The limited effects and cinematography play out well considering the setting.  There are many rough transitions, especially in the action and chase scenes, but the overall camerawork by Steve Yedlin is solid.  It incorporates some simple camera tricks and framing to make for a few dynamic shots and flashback scenes.  The scenes shot at the mouth of the cement culvert look stellar in their absolute ordinariness.

  The costumes are another area where the film stands out.  In a modern setting most everyone is dressed in the standard of jeans and t-shirts, but a few of the characters stand out and play back to the noir roots.  The character of Laura, played by Nora Zehetner, has a distinctly 1920-30s style.  At times she looks like a high class lounge singer and other like a skanky flopper, but throughout the film the costume designer has her done up with feathers in her hair, brooches, furs, and a wonderful nostalgic flair.

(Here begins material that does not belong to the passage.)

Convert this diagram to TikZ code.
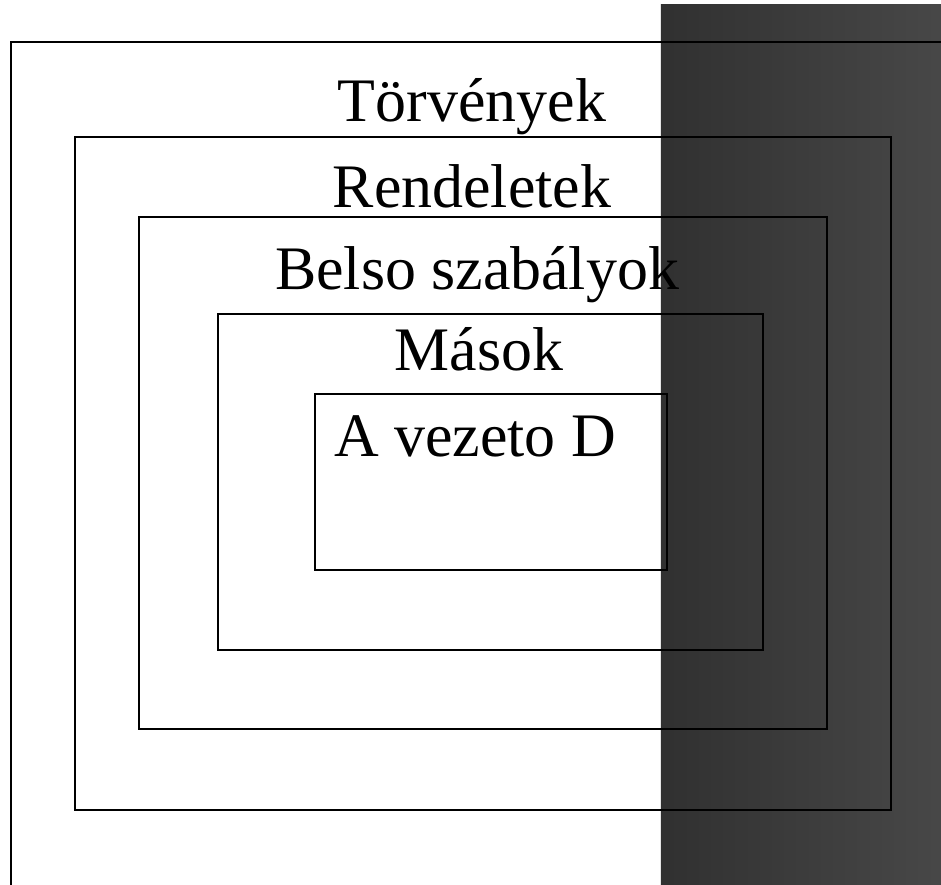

The Pin, Lukas Haas, dresses up like the film-noir villian he plays and his right hand man's muscle car is a perfect character choice.  The last character costume of note is the drama queen/drug dealer Kara, a potentially cross-dressed play actress portrayed by the capable Meagan Good,  who has that flair for the dramatic that fits both the film-noir homage and the fashion of a modern drama student.

The acting throughout is intentionally flat and serious, another film-noir standard, but Joseph Gordon-Levitt carries his character Brendan through a journey of violence, death, and intrigue with his stoic and quick witted delivery of perfectly antiquated lines.  Nora Zehetner's character has a few floundering moments where her intentions are unclear, but this may have been part of the deliberate mystery surrounding her character.  The rest of the cast plays out their roles in the mystery with the flat lines and deep stares expected in any noir film, but the support characters are truly what keeps the story grounded back at a modern high school.  Particular nods go out to Noah Fleiss for playing the dumb muscle perfectly and to Matt O'Leary as 'The Brain' who is Brendan's researcher and sidekick.

The plot of the movie is a film-noir investigation into the death of Brendan's, Gordon-Levitt, ex-girlfriend who was bound up with some bad people due to her drug use.  The mystery of her death in tied to a missing 'brick' of drugs that has thrown the underworld of this suburban neighborhood into chaos.  High school parking lot brawls, emotional scenes set at the 50 yard line, and even a full-on gang war keep the story moving, but deep down this is all a murder-mystery and  Brendan is the classic detective.

Brick is one of the best movies I have seen in a long time.  I am a big fan of the film-noir and neo-noir genres, but this goes beyond being only a genre piece.  It has a unique setting which adds sharp humor to an otherwise serious genre and a mix of historical and modern jargon that I have rarely seen work so well.  I would highly recommend this movie to film-noir fans and to people looking for a witty mystery movie.